Brattleboro club is one of three in U.S. to get new minivan, plus a $25,000 grant

BRATTLEBORO—On a recent Tuesday afternoon, members and staff of the Boys & Girls Club of Brattleboro applauded as a 2019 Toyota Sienna turned the corner of Main and Flat streets and headed for their clubhouse.

When it pulled up, Jason Woods of Boys & Girls Clubs of America stepped out and handed the keys, and a folder with the vehicle’s title, to BGCB Executive Director Ricky Davidson.

The new van had arrived, and with it, according to Davidson, one more way for the Brattleboro club to “see the world beyond Brattleboro.”

This year, BGCB — which takes kids on outdoor adventures, college visits, visits to other clubs, and trips to sporting events — is one of three clubs in the U.S. to receive a new, eight-passenger minivan, along with a $25,000 grant. The award is part of BGCA’s annual Back2School campaign in partnership with retailers around the country, including Toyota.

Davidson said Brattleboro club members were excited to learn that members of the national organization would be visiting.

“It’s amazing,” said Jamie Mahon, director of development and marketing at the Brattleboro club, “Little Brattleboro was chosen for something so great.”

Woods, the tour manager charged with dropping off the vans at winning clubs, says his job comes with 10 weeks of intense travel. He’s seen “all four corners of the country.”

The van had traveled from Atlanta, to North Carolina, Washington, D.C., Virginia, Ohio, and New York. During the drive to Vermont, Woods and his colleague Tony Barnett stopped at various clubs for special events.

There are more than 4,000 clubs around the country and on military bases. The other two winning clubs were Boys & Girls Clubs of Metro Denver in Colorado, and Boys & Girls Clubs of Emerald Coast in Fort Walton Beach, Florida.

“Rarely are two clubs ever the same,” Woods said. “Brattleboro is a prime example.”

Woods said he’d never seen a parking garage re-purposed into a club. He also praised the indoor skatepark and said staff had told him about how Tropical Storm Irene had flooded the club in 2011.

One thing all clubs have in common, Woods said, “is the love, passion, and the commitment of the staff.”

“The true thanks should go to Ricky [Davidson] and the staff,” Woods said. “They’re the boots on the ground.”

Mahon said the club applied for the Back2School grant before the summer.

Part of the application required the club to create a teen and community strategic engagement plan. The club highlighted in its application the various summer programs it offered for its members, such as its Keystone teen leadership and community service program and a book group that has partnered with Brooks Memorial Library in Brattleboro and the Marlboro College library.

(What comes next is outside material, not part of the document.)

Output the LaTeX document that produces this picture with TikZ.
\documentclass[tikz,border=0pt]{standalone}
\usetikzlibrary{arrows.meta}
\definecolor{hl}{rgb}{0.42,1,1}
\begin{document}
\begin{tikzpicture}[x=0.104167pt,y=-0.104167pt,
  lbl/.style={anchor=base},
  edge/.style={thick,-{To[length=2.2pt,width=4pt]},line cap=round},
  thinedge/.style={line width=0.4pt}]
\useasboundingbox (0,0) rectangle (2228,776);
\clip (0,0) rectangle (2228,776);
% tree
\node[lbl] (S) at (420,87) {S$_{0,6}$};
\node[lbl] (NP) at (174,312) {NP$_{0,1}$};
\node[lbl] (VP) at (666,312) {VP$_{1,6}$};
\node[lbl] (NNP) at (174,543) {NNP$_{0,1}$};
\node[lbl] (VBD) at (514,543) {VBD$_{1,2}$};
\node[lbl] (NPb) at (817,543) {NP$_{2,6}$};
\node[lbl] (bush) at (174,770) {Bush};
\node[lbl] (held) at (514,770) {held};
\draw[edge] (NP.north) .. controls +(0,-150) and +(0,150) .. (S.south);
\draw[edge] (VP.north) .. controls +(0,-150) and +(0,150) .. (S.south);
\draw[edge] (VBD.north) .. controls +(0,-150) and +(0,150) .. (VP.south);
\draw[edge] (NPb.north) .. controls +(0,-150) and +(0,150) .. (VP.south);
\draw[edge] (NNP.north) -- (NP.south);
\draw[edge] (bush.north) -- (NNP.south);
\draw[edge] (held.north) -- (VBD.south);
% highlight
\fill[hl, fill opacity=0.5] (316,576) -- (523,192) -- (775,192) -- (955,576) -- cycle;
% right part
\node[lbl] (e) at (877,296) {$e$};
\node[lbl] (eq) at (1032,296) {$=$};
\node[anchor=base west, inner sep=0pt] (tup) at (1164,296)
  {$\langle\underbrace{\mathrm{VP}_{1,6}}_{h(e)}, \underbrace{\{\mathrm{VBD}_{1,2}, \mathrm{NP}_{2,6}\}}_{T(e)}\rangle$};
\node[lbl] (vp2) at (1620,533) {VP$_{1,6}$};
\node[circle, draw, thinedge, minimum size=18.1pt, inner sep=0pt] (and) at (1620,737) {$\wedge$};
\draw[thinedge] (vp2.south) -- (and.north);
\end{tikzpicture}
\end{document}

The club also mentioned its Prism program for members who identify as LGBTQ. This group was previously offered monthly at the club. Starting this month, Prism will meet weekly.

Mahon said summer at the club and for families is extra busy, with day camps from 9 a.m. to 5 p.m. as well as family vacations.

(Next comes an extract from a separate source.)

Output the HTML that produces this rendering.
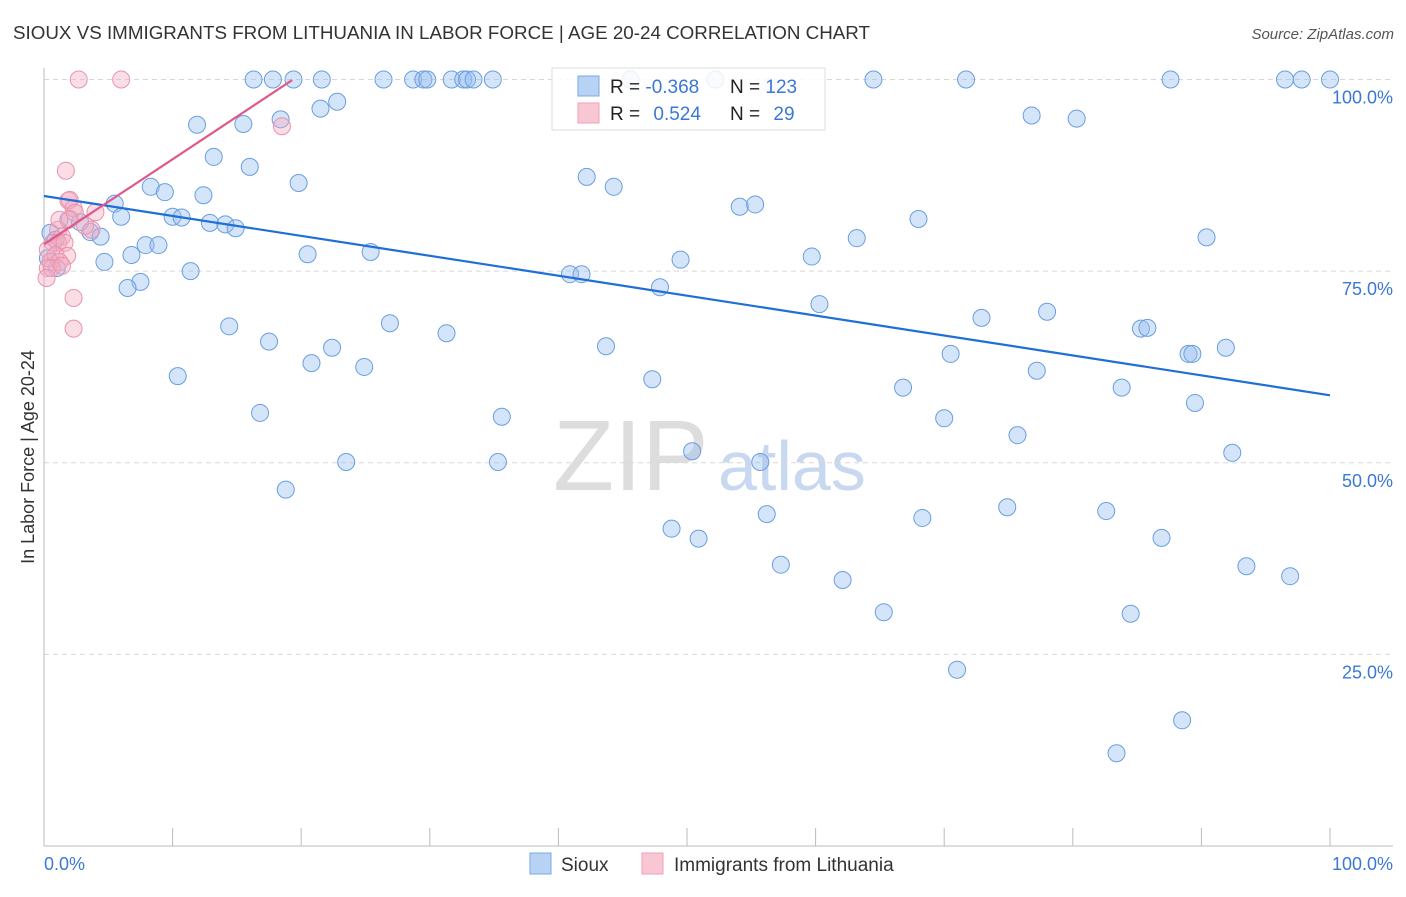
<!DOCTYPE html>
<html><head><meta charset="utf-8">
<style>
body{margin:0;background:#fff;font-family:"Liberation Sans",sans-serif;}
svg text{font-family:"Liberation Sans",sans-serif;}
</style></head>
<body>
<svg id="chart" width="1406" height="892" xmlns="http://www.w3.org/2000/svg">
<text x="13" y="39" font-size="18" fill="#333" textLength="857" lengthAdjust="spacingAndGlyphs">SIOUX VS IMMIGRANTS FROM LITHUANIA IN LABOR FORCE | AGE 20-24 CORRELATION CHART</text>
<text x="1394" y="39" font-size="15" fill="#555" text-anchor="end" font-style="italic">Source: ZipAtlas.com</text>
<g>
<text x="553" y="490" font-size="100" fill="#ddd" font-family="Liberation Serif,serif">ZIP</text>
<text x="718" y="490" font-size="70" fill="#c8d8f0">atlas</text>
</g>
<g id="grid"></g>
<g id="axes"></g>
<g id="pts"></g>
<g id="lines"></g>
<text transform="translate(34,457) rotate(-90)" font-size="18" fill="#333" text-anchor="middle">In Labor Force | Age 20-24</text>
<text x="44" y="870" font-size="18" fill="#3a78d8">0.0%</text>
<text x="1393" y="870" font-size="18" fill="#3a78d8" text-anchor="end">100.0%</text>
<g>
<rect x="552" y="68" width="273" height="62" fill="#fff" fill-opacity="0.85" stroke="#ddd"/>
<rect x="578" y="76" width="21" height="20" fill="#b8d2f4" stroke="#7aa8e6"/>
<rect x="578" y="103" width="21" height="20" fill="#f9c6d4" stroke="#eea0b8"/>
<text x="610" y="93" font-size="19" fill="#222">R = <tspan fill="#3a78d8">-0.368</tspan></text>
<text x="730" y="93" font-size="19" fill="#222">N = <tspan fill="#3a78d8">123</tspan></text>
<text x="610" y="120" font-size="19" fill="#222">R = <tspan fill="#3a78d8" dx="8">0.524</tspan></text>
<text x="730" y="120" font-size="19" fill="#222">N = <tspan fill="#3a78d8" dx="8">29</tspan></text>
</g>
<g>
<rect x="530" y="853" width="21" height="21" fill="#b8d2f4" stroke="#7aa8e6"/>
<text x="561" y="871" font-size="19" fill="#333">Sioux</text>
<rect x="642" y="853" width="21" height="21" fill="#f9c6d4" stroke="#eea0b8"/>
<text x="674" y="871" font-size="19" fill="#333">Immigrants from Lithuania</text>
</g>
</svg>
<script>
const yTicks=[25,50,75,100];
const yTickLabels=["25.0%","50.0%","75.0%","100.0%"];
const siouxX=[16.3,17.8,19.4,21.6,26.4,28.7,29.5,29.8,31.7,32.6,32.9,33.4,34.9,45.6,52.2,64.5,71.7,87.6,96.5,97.8,100,
22.8,21.5,18.4,11.9,15.5,76.8,80.3,13.2,16.0,19.8,8.3,9.4,12.4,42.2,44.3,5.5,6.0,10.0,10.7,12.9,14.1,14.9,54.1,55.3,68.0,
3.6,4.4,7.9,8.9,6.8,4.7,20.5,25.4,63.2,90.4,11.4,7.5,6.5,40.9,41.8,49.5,59.7,47.9,60.3,72.9,78.0,14.4,26.9,31.3,85.3,85.8,
17.5,22.4,43.7,70.5,89.0,89.3,91.9,20.8,24.9,10.4,47.3,77.2,66.8,83.8,89.5,16.8,35.6,70.0,75.7,92.4,50.4,23.5,35.3,55.7,
18.8,74.9,82.6,56.2,68.3,48.8,50.9,86.9,57.3,93.5,96.9,62.1,65.3,84.5,71.0,88.5,83.4,0.5,0.9,1.9,2.8,1.0,0.3];
const siouxY=[100,100,100,100,100,100,100,100,100,100,100,100,100,100,100,100,100,100,100,100,100,
97.1,96.2,94.8,94.1,94.2,95.3,94.9,89.9,88.6,86.5,86.0,85.3,84.9,87.3,86.0,83.8,82.1,82.1,82.0,81.3,81.1,80.6,83.4,83.7,81.8,
80.1,79.5,78.4,78.4,77.1,76.2,77.2,77.5,79.3,79.4,75.0,73.6,72.8,74.6,74.6,76.5,76.9,72.9,70.7,68.9,69.7,67.8,68.2,66.9,67.5,67.6,
65.8,65.0,65.2,64.2,64.2,64.2,65.0,63.0,62.5,61.3,60.9,62.0,59.8,59.8,57.8,56.5,56.0,55.8,53.6,51.3,51.5,50.1,50.1,50.1,
46.5,44.2,43.7,43.3,42.8,41.4,40.1,40.2,36.7,36.5,35.2,34.7,30.5,30.3,23.0,16.4,12.1,80.0,79.1,81.7,81.4,75.4,76.7];
const lithX=[2.7,6.0,18.5,1.7,1.9,2.0,2.3,2.4,4.0,2.0,1.1,1.4,0.7,1.1,1.6,0.3,0.9,1.8,0.5,1.2,0.3,0.6,1.4,0.2,2.3,2.3,3.7,1.2,3.2];
const lithY=[100,100,93.9,88.1,84.2,84.3,83.2,82.6,82.7,81.8,80.4,79.5,78.7,78.7,78.7,77.8,77.1,77.0,76.2,76.2,75.4,75.4,75.7,74.1,71.5,67.5,80.4,81.7,80.9];
const siouxTrend=[84.8,58.8];
const lithTrend=[78.5,1.11,19.3];
const X0=44,X1=1330,Y0=846,Y100=79.5;
const sx=v=>X0+(X1-X0)*v/100, sy=v=>Y0-(Y0-Y100)*v/100;
const NS="http://www.w3.org/2000/svg";
function mk(t,a,p){const e=document.createElementNS(NS,t);for(const k in a)e.setAttribute(k,a[k]);p.appendChild(e);return e;}
const grid=document.getElementById('grid'),axes=document.getElementById('axes'),pts=document.getElementById('pts'),lines=document.getElementById('lines');
yTicks.forEach((t,i)=>{
const l=mk('line',{x1:X0,x2:1393,y1:sy(t),y2:sy(t),stroke:'#d8d8d8','stroke-dasharray':'5,4'},grid);


const tx=mk('text',{x:1393,y:sy(t)+24,'font-size':18,fill:'#3a78d8','text-anchor':'end'},grid);
tx.textContent=yTickLabels[i];


});
const ax=mk('line',{x1:X0,x2:1393,y1:Y0,y2:Y0,stroke:'#bbb'},axes);


const ay=mk('line',{x1:X0,x2:X0,y1:68,y2:Y0,stroke:'#bbb'},axes);


for(let k=0;k<=10;k++){
const t=mk('line',{x1:sx(k*10),x2:sx(k*10),y1:Y0,y2:Y0-18,stroke:'#bbb'},axes);


}
siouxX.forEach((v,i)=>{
const c=mk('circle',{cx:sx(v),cy:sy(siouxY[i]),r:8.5,fill:'rgba(150,190,240,0.4)',stroke:'#6a9ee0','stroke-width':1},pts);


});
lithX.forEach((v,i)=>{
const c=mk('circle',{cx:sx(v),cy:sy(lithY[i]),r:8.5,fill:'rgba(246,170,192,0.4)',stroke:'#e893ad','stroke-width':1},pts);


});
const bl=mk('line',{x1:sx(0),y1:sy(siouxTrend[0]),x2:sx(100),y2:sy(siouxTrend[1]),stroke:'#1f6fd6','stroke-width':2.2},lines);


const pl=mk('line',{x1:sx(0),y1:sy(lithTrend[0]),x2:sx(lithTrend[2]),y2:sy(lithTrend[0]+lithTrend[1]*lithTrend[2]),stroke:'#e0588a','stroke-width':2.2},lines);


</script>
</body></html>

The club is a summer meal site, Mahon said. In the past, it partnered with public schools to offer meals. This summer, the club set out on its own to provide free lunch and dinners to its members and their families.

“All kids in this community need the club,” Mahon said. “We offer something for everyone.”

Over the summer, Mahon said, the Boys & Girls Clubs of America monitored the club’s summer attendance.

According to Davidson, the club averaged 58 members attending daily throughout August. That number is lower than during the school year, he said. The club has approximately 700 enrolled members.

The Brattleboro Club has a mini-bus and a 15-passenger van. Both came to the club used, Mahon said. The Toyota Sienna is the club’s first brand new vehicle.

The best thing about the $25,000 grant, Mahon noted, is that the funds aren’t earmarked by either the national organization or Toyota for specific programs; the Brattleboro club can put the money were it will do the most good.